Setelah memperoleh dua alat bukti permulaan yang cukup, Rachmat, Zairin, dan Yohan Yap ditetapkan sebagai tersangka. KPK menduga suap Rp4,5 miliar yang diberikan kepada Rachmat dengan maksud memuluskan tukar menukar kawasan hutan di Bogor untuk kepentingan PT Bukit Jonggol Asri.

7.      Bupati Karawang, Ade Swara
Di tengah hiruk pikir Pilpres 2014, KPK melakukan OTT terhadap Ade Swara dan istrinya, Nurlatifah pada 17 Juli 2014. Ade dan Nurlatifah ditetapkan sebagai tersangka setelah kedapatan menerima uang yang diduga hasil pemerasan terkait izin penerbitan Surat Persetujuan Pemanfaatan Ruang (SPPR).

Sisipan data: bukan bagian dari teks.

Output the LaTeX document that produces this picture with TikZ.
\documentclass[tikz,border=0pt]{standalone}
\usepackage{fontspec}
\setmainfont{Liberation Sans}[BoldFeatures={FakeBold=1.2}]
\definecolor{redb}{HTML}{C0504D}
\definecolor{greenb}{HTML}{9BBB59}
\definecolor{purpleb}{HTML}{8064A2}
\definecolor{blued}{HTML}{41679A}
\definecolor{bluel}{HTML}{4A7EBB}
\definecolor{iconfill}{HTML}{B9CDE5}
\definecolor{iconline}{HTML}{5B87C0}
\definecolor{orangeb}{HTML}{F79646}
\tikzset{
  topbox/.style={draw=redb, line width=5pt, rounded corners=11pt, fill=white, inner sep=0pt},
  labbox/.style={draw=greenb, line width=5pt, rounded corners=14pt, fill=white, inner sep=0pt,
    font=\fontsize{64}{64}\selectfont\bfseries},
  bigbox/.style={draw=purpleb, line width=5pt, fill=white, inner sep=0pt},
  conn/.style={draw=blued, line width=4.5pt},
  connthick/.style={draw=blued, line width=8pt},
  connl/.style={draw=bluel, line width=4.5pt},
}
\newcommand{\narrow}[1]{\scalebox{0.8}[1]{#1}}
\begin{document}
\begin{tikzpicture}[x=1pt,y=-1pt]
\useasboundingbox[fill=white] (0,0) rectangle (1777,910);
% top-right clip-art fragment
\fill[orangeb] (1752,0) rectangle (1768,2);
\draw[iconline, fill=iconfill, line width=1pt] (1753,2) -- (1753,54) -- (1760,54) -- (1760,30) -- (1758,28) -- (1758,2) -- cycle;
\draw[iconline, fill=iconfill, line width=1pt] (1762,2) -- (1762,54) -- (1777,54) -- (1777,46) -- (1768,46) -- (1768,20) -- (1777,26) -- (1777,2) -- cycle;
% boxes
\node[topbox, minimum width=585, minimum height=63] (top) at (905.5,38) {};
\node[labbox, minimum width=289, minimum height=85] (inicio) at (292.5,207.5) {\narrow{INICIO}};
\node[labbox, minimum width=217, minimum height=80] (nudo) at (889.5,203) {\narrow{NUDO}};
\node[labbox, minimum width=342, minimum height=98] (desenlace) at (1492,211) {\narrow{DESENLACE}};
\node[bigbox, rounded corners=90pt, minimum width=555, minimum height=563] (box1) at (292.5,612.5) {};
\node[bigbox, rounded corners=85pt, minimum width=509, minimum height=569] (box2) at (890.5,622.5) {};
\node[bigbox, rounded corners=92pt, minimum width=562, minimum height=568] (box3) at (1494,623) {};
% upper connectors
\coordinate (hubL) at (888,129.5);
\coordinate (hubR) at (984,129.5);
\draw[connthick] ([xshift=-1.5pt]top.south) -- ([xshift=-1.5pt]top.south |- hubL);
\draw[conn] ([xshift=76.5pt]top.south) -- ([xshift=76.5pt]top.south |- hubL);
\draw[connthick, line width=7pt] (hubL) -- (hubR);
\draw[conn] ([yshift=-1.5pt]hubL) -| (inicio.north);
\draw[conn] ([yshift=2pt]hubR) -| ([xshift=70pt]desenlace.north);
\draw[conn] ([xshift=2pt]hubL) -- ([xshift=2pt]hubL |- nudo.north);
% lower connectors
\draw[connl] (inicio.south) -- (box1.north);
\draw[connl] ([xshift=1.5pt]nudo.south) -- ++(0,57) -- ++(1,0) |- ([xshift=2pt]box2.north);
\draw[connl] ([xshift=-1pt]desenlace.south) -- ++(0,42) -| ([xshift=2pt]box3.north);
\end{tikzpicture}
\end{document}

Ade bersama Nurlatifah diduga melakukan pemerasan terhadap PT Tatar Kertabumi yang bergerak di bidang properti. Nilai uang yang diminta Ade mencapai Rp5 miliar. Selain diduga memeras, Ade juga diduga melakukan TPPU. Hingga kini, perkara keduanya masih disidangkan di Pengadilan Tipikor Bandung.

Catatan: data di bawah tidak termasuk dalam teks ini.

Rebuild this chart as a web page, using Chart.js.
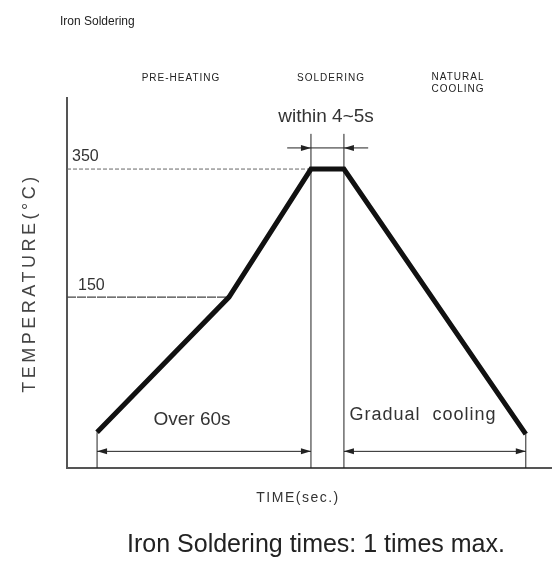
<!DOCTYPE html>
<html>
<head>
<meta charset="utf-8">
<script src="https://cdn.jsdelivr.net/npm/chart.js@4/dist/chart.umd.min.js"></script>
<style>
    html, body { margin: 0; padding: 0; background: #ffffff; }
    #wrap { width: 552px; height: 566px; }
</style>
</head>
<body>
<div id="wrap"><canvas id="profileChart" width="552" height="566"></canvas></div>
<script>
// Schematic soldering profile.
// x is a schematic time position (0..100), y is temperature on a linear fit of the 150/350 marks.
const profileTime = [6.2, 33.4, 50.3, 57.1, 94.6];
const profileTemp = [-61, 150, 350, 350, -64];

const markTemps = [350, 150];            // dashed reference levels
const markEnds = [50.3, 33.4];           // where each reference line meets the curve
const zoneBounds = [50.3, 57.1];         // soldering window boundaries
const zoneTop = 405;                     // top of the boundary lines
const dimLevelBottom = -91;              // "Over 60s" / "Gradual cooling" dimension lines
const dimLevelTop = 383;                 // "within 4~5s" dimension line
const dimTopSpan = [45.4, 62.1];
const xRange = [0, 100];
const yRange = [-117, 461];

const pts = (xs, ys) => xs.map((x, i) => ({ x: x, y: ys[i] }));

const thin = { showLine: true, pointRadius: 0, borderColor: '#222', borderWidth: 1, fill: false };

const datasets = [
    {
        label: 'Profile',
        data: pts(profileTime, profileTemp),
        showLine: true,
        borderColor: '#111',
        borderWidth: 5,
        pointRadius: 0,
        borderJoinStyle: 'miter',
        fill: false
    },
    { ...thin, data: pts([xRange[0], markEnds[0]], [markTemps[0], markTemps[0]]), borderColor: '#666', borderDash: [4, 2] },
    { ...thin, data: pts([xRange[0], markEnds[1]], [markTemps[1], markTemps[1]]), borderColor: '#444', borderWidth: 1.3, borderDash: [9, 1] },
    { ...thin, data: pts([zoneBounds[0], zoneBounds[0]], [yRange[0], zoneTop]) },
    { ...thin, data: pts([zoneBounds[1], zoneBounds[1]], [yRange[0], zoneTop]) },
    { ...thin, data: pts([profileTime[0], profileTime[0]], [yRange[0], profileTemp[0]]) },
    { ...thin, data: pts([profileTime[4], profileTime[4]], [yRange[0], profileTemp[4]]) },
    { ...thin, data: pts([profileTime[0], zoneBounds[0]], [dimLevelBottom, dimLevelBottom]) },
    { ...thin, data: pts([zoneBounds[1], profileTime[4]], [dimLevelBottom, dimLevelBottom]) },
    { ...thin, data: pts(dimTopSpan, [dimLevelTop, dimLevelTop]) }
];

function arrowHead(ctx, x, y, dir) {
    // dir: +1 points right, -1 points left
    ctx.beginPath();
    ctx.moveTo(x, y);
    ctx.lineTo(x - dir * 10, y - 3);
    ctx.lineTo(x - dir * 10, y + 3);
    ctx.closePath();
    ctx.fill();
}

const annotations = {
    id: 'annotations',
    afterDatasetsDraw(chart) {
        const ctx = chart.ctx;
        const xs = chart.scales.x, ys = chart.scales.y;
        const px = v => xs.getPixelForValue(v);
        const py = v => ys.getPixelForValue(v);
        ctx.save();
        ctx.fillStyle = '#222';

        // arrow heads on the dimension lines
        const yb = py(dimLevelBottom);
        arrowHead(ctx, px(profileTime[0]), yb, -1);
        arrowHead(ctx, px(zoneBounds[0]), yb, 1);
        arrowHead(ctx, px(zoneBounds[1]), yb, -1);
        arrowHead(ctx, px(profileTime[4]), yb, 1);
        const yt = py(dimLevelTop);
        arrowHead(ctx, px(zoneBounds[0]), yt, 1);
        arrowHead(ctx, px(zoneBounds[1]), yt, -1);

        const text = (s, x, y, font, align, color, spacing) => {
            ctx.font = font;
            ctx.letterSpacing = spacing || '0px';
            ctx.textAlign = align || 'center';
            ctx.textBaseline = 'middle';
            ctx.fillStyle = color || '#333';
            ctx.fillText(s, x, y);
        };
        const sans = '"Liberation Sans", Arial, sans-serif';

        // level labels
        text(String(markTemps[0]), 72, py(markTemps[0]) - 12, '16px ' + sans, 'left', '#333');
        text(String(markTemps[1]), 78, py(markTemps[1]) - 11, '16px ' + sans, 'left', '#333');

        // zone headers
        const hdr = '10px ' + sans;
        text('PRE-HEATING', 181, 78, hdr, 'center', '#222', '1px');
        text('SOLDERING', 331, 78, hdr, 'center', '#222', '1px');
        text('NATURAL', 458, 77, hdr, 'center', '#222', '1px');
        text('COOLING', 458, 89, hdr, 'center', '#222', '1px');

        text('within 4~5s', 326, 117, '19px ' + sans, 'center', '#333');
        text('Over 60s', 192, 420, '19px ' + sans, 'center', '#333');
        text('Gradual  cooling', 423, 415, '18px ' + sans, 'center', '#333', '1px');

        text('Iron Soldering', 60, 22, '12px ' + sans, 'left', '#222');
        text('TIME(sec.)', 298, 498, '14px ' + sans, 'center', '#333', '1.5px');
        text('Iron Soldering times: 1 times max.', 316, 545, '25px ' + sans, 'center', '#222');

        // vertical axis title
        ctx.save();
        ctx.translate(30, 283);
        ctx.rotate(-Math.PI / 2);
        text('TEMPERATURE(°C)', 0, 0, '18px ' + sans, 'center', '#444', '3.5px');
        ctx.restore();

        ctx.restore();
    }
};

const ctx = document.getElementById('profileChart').getContext('2d');
new Chart(ctx, {
    type: 'scatter',
    data: { datasets: datasets },
    options: {
        responsive: false,
        animation: false,
        layout: { padding: { left: 67, top: 98, right: 0, bottom: 98 } },
        scales: {
            x: {
                type: 'linear',
                min: xRange[0],
                max: xRange[1],
                ticks: { display: false },
                grid: { display: false, drawTicks: false },
                border: { display: true, color: '#555', width: 2 },
                afterFit: s => { s.height = 0; }
            },
            y: {
                type: 'linear',
                min: yRange[0],
                max: yRange[1],
                ticks: { display: false },
                grid: { display: false, drawTicks: false },
                border: { display: true, color: '#555', width: 2 },
                afterFit: s => { s.width = 0; }
            }
        },
        plugins: {
            legend: { display: false },
            tooltip: { enabled: false }
        }
    },
    plugins: [annotations]
});
</script>
</body>
</html>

8.      Bupati Sabu Raijua, Marthen Luther Dira Tome
Marthen Luther Dira Tome ditetapkan sebagai tersangka pada November 2014. Bupati Sabu Raijua, Nusa Tenggara Timur (NTT) ini diduga melakukan korupsi dana pendidikan luar biasa (PLS) pada Dinas Pendidikan dan Kebudayaan NTT saat menjabat Kepala Subdinas PLS di Dinas Pendidikan dan Kebudayaan NTT tahun 2007.

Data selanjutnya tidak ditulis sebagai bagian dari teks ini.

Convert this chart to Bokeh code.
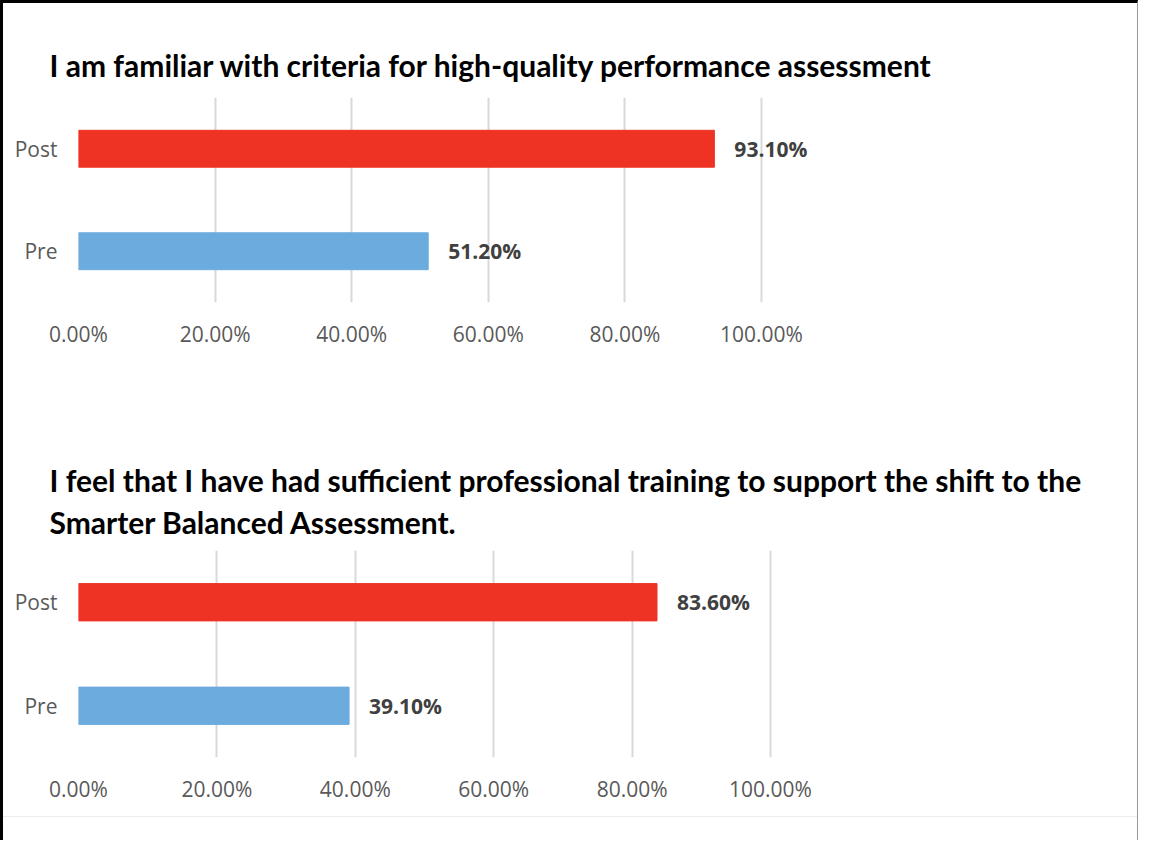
from bokeh.plotting import figure
from bokeh.layouts import column
from bokeh.models import Range1d, FactorRange, FixedTicker, ColumnDataSource, Spacer
from bokeh.core.properties import value
from bokeh.embed import file_html
from bokeh.resources import INLINE

# ---------------- data ----------------
categories = ["Pre", "Post"]
bar_colors = ["#6CABDD", "#EE3224"]

chart1_title = "I am familiar with criteria for high-quality performance assessment"
chart1_values = [51.2, 93.1]
chart1_labels = ["51.20%", "93.10%"]

chart2_title = ("I feel that I have had sufficient professional training to support the shift to the\n"
                "Smarter Balanced Assessment.")
chart2_values = [39.1, 83.6]
chart2_labels = ["39.10%", "83.60%"]

tick_values = [0, 20, 40, 60, 80, 100]
tick_labels = ["0.00%", "20.00%", "40.00%", "60.00%", "80.00%", "100.00%"]

# ---------------- layout helpers ----------------
FIG_W = 1134
LEFT = 75
RIGHT = 10
TITLE_FONT = "Lato"
LABEL_FONT = "Open Sans"


def make_chart(title, values, labels, height, top, bottom, px_per_unit,
               line_height=1.0, standoff=10):
    frame_w = FIG_W - LEFT - RIGHT
    x_end = frame_w / px_per_unit
    src = ColumnDataSource(dict(cat=categories, val=values, lab=labels, color=bar_colors))
    p = figure(width=FIG_W, height=height, y_range=FactorRange(factors=categories),
               x_range=Range1d(0, x_end), output_backend="svg", toolbar_location=None,
               min_border_left=LEFT, min_border_right=RIGHT,
               min_border_top=top, min_border_bottom=bottom)
    p.hbar(y="cat", right="val", left=0, height=0.36, color="color", source=src)
    p.text(x="val", y="cat", text="lab", source=src, x_offset=20,
           text_baseline="middle", text_align="left",
           text_font=value(LABEL_FONT), text_font_style="bold",
           text_font_size="21px", text_color="#404040")

    p.title.text = title
    p.title.text_font = TITLE_FONT
    p.title.text_font_style = "bold"
    p.title.text_font_size = "30px"
    p.title.text_color = "#000000"
    p.title.align = "left"
    p.title.offset = -29
    p.title.standoff = standoff
    p.title.text_line_height = line_height

    p.outline_line_color = None
    p.background_fill_color = "white"
    p.border_fill_color = "white"

    p.xaxis.ticker = FixedTicker(ticks=tick_values)
    p.xaxis.major_label_overrides = {t: l for t, l in zip(tick_values, tick_labels)}
    for ax in (p.xaxis, p.yaxis):
        ax.axis_line_color = None
        ax.major_tick_line_color = None
        ax.minor_tick_line_color = None
        ax.major_label_text_font = LABEL_FONT
        ax.major_label_text_font_size = "21px"
        ax.major_label_text_color = "#595959"
    p.xaxis.major_label_standoff = 11
    p.yaxis.major_label_standoff = 15

    p.xgrid.ticker = FixedTicker(ticks=tick_values)
    p.xgrid.grid_line_color = "#D9D9D9"
    p.xgrid.grid_line_width = 2
    p.ygrid.grid_line_color = None
    return p


p1 = make_chart(chart1_title, chart1_values, chart1_labels,
                height=417, top=94, bottom=118, px_per_unit=6.83, standoff=30)
p2 = make_chart(chart2_title, chart2_values, chart2_labels,
                height=396, top=130, bottom=59, px_per_unit=6.92,
                line_height=1.17, standoff=20)

bottom_space = Spacer(width=FIG_W, height=24, styles={"border-top": "1px solid #ECECEC"})

layout = column(p1, p2, bottom_space,
                styles={"border-left": "3px solid #000000",
                        "border-top": "3px solid #000000",
                        "border-right": "1px solid #9A9A9A",
                        "background-color": "white"})

open("out.html", "w").write(file_html(layout, INLINE))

Meski demikian, kasus ini awalnya ditangani oleh Kejaksaan Tinggi NTT. Setelah KPK melakukan supervisi, KPK mengambil alih kasus tersebut. Kemudian, berdasarkan hasil gelar perkara penyidik, KPK menyimpulkan telah terdapat bukti permualaan yang cukup untuk menetapkan Marthen sebagai tersangka.

Selain Marthen, sebenarnya ada seorang lagi yang patut dimintakan pertanggungjawaban pidana. Orang itu adalah mantan Kepala Dinas Pendidikan dan Kebudayaan Provinsi NTT John Manulangga. Namun, John sudah meninggal dunia, sehingga perkaranya tidak diteruskan.

9.      Bupati Lombok Barat, Zaini Arony
Menutup tahun 2014, KPK kembali menetapkan seorang Kepala Daerah sebagai tersangka. KPK mengumumkan penetapan Zaini Arony sebagai tersangka pada 12 Desember 2014. KPK menduga Zaini melakukan pemerasan terkait izin pengembangan kawasan wisata di Desa Buwun Mas, Kecamatan Sekotong, Lombok Barat.

Zaini diduga menyalahgunakan jabatannya selaku Bupati Lombok Barat dengan meminta uang sekitar Rp2 miliar kepada PT Djaja Business Group. KPK menyebut modus Zaini hampir serupa dengan modus Bupati Karawang Ade Swara. Bahkan, permintaan itu tidak hanya sekali, tetapi berkali-kali.

10.   Bupati Biak Numfor, Yesaya Sombuk
Yesaya Sombuk ditangkap KPK usai menerima uang sejumlah Sing$100 ribu dari Teddy Renyut. Pemberian uang itu dimaksudkan agar proyek Pembangunan Rekonstruksi Talud Abrasi Pantai pada Kementerian Pembangunan Daerah Tertinggal (PDT) yang sedang diusulkan dalam APBN-P tahun anggaran 2014 diberikan kepada Teddy.

Dua bulan berselang, Yesaya dan Teddy dimejahijaukan. Berdasarkan fakta dan alat bukti yang terungkap di persidangan, majelis hakim Pengadilan Tipikor Jakarta menganggap keduanya terbukti bersalah melakukan tindak pidana korupsi. Majelis menghukum Yesaya 4,5 tahun penjara, sedangkan Teddy 3,5 tahun penjara.